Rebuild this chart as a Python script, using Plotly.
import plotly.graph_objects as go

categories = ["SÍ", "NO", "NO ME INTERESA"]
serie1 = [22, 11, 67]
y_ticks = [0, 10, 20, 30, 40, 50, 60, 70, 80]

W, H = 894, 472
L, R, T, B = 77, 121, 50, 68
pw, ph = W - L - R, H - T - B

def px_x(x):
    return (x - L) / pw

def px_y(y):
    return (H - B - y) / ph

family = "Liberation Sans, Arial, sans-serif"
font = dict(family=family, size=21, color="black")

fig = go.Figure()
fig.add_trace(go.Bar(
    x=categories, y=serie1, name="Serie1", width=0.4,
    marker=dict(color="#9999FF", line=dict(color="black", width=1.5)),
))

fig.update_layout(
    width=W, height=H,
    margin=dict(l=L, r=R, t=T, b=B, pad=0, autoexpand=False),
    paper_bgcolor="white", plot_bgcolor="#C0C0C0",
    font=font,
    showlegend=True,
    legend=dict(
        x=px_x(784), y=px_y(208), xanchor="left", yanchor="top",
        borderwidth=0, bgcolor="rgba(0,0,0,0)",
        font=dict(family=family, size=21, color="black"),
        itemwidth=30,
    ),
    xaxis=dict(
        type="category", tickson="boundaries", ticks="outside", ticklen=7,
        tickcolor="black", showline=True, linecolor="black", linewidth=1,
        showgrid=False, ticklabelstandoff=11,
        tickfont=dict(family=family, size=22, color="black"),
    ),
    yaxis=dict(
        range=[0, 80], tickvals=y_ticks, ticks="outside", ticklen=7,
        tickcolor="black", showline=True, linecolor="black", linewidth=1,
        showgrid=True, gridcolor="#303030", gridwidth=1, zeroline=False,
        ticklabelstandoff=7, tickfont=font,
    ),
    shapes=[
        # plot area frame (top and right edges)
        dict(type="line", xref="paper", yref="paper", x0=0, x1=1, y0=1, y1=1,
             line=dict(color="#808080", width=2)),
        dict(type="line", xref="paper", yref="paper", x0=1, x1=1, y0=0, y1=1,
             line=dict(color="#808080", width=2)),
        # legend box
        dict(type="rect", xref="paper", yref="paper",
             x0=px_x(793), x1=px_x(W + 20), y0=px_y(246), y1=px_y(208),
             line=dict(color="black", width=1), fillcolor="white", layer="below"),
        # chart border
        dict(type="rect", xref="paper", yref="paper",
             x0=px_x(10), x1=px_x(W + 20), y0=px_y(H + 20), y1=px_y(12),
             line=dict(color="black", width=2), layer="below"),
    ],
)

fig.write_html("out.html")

§ §

Repeat the material word for word, in full.

= Result below =
Rebuild this chart as a Python script, using Plotly.
import plotly.graph_objects as go

categories = ["SÍ", "NO", "NO ME INTERESA"]
serie1 = [22, 11, 67]
y_ticks = [0, 10, 20, 30, 40, 50, 60, 70, 80]

W, H = 894, 472
L, R, T, B = 77, 121, 50, 68
pw, ph = W - L - R, H - T - B

def px_x(x):
    return (x - L) / pw

def px_y(y):
    return (H - B - y) / ph

family = "Liberation Sans, Arial, sans-serif"
font = dict(family=family, size=21, color="black")

fig = go.Figure()
fig.add_trace(go.Bar(
    x=categories, y=serie1, name="Serie1", width=0.4,
    marker=dict(color="#9999FF", line=dict(color="black", width=1.5)),
))

fig.update_layout(
    width=W, height=H,
    margin=dict(l=L, r=R, t=T, b=B, pad=0, autoexpand=False),
    paper_bgcolor="white", plot_bgcolor="#C0C0C0",
    font=font,
    showlegend=True,
    legend=dict(
        x=px_x(784), y=px_y(208), xanchor="left", yanchor="top",
        borderwidth=0, bgcolor="rgba(0,0,0,0)",
        font=dict(family=family, size=21, color="black"),
        itemwidth=30,
    ),
    xaxis=dict(
        type="category", tickson="boundaries", ticks="outside", ticklen=7,
        tickcolor="black", showline=True, linecolor="black", linewidth=1,
        showgrid=False, ticklabelstandoff=11,
        tickfont=dict(family=family, size=22, color="black"),
    ),
    yaxis=dict(
        range=[0, 80], tickvals=y_ticks, ticks="outside", ticklen=7,
        tickcolor="black", showline=True, linecolor="black", linewidth=1,
        showgrid=True, gridcolor="#303030", gridwidth=1, zeroline=False,
        ticklabelstandoff=7, tickfont=font,
    ),
    shapes=[
        # plot area frame (top and right edges)
        dict(type="line", xref="paper", yref="paper", x0=0, x1=1, y0=1, y1=1,
             line=dict(color="#808080", width=2)),
        dict(type="line", xref="paper", yref="paper", x0=1, x1=1, y0=0, y1=1,
             line=dict(color="#808080", width=2)),
        # legend box
        dict(type="rect", xref="paper", yref="paper",
             x0=px_x(793), x1=px_x(W + 20), y0=px_y(246), y1=px_y(208),
             line=dict(color="black", width=1), fillcolor="white", layer="below"),
        # chart border
        dict(type="rect", xref="paper", yref="paper",
             x0=px_x(10), x1=px_x(W + 20), y0=px_y(H + 20), y1=px_y(12),
             line=dict(color="black", width=2), layer="below"),
    ],
)

fig.write_html("out.html")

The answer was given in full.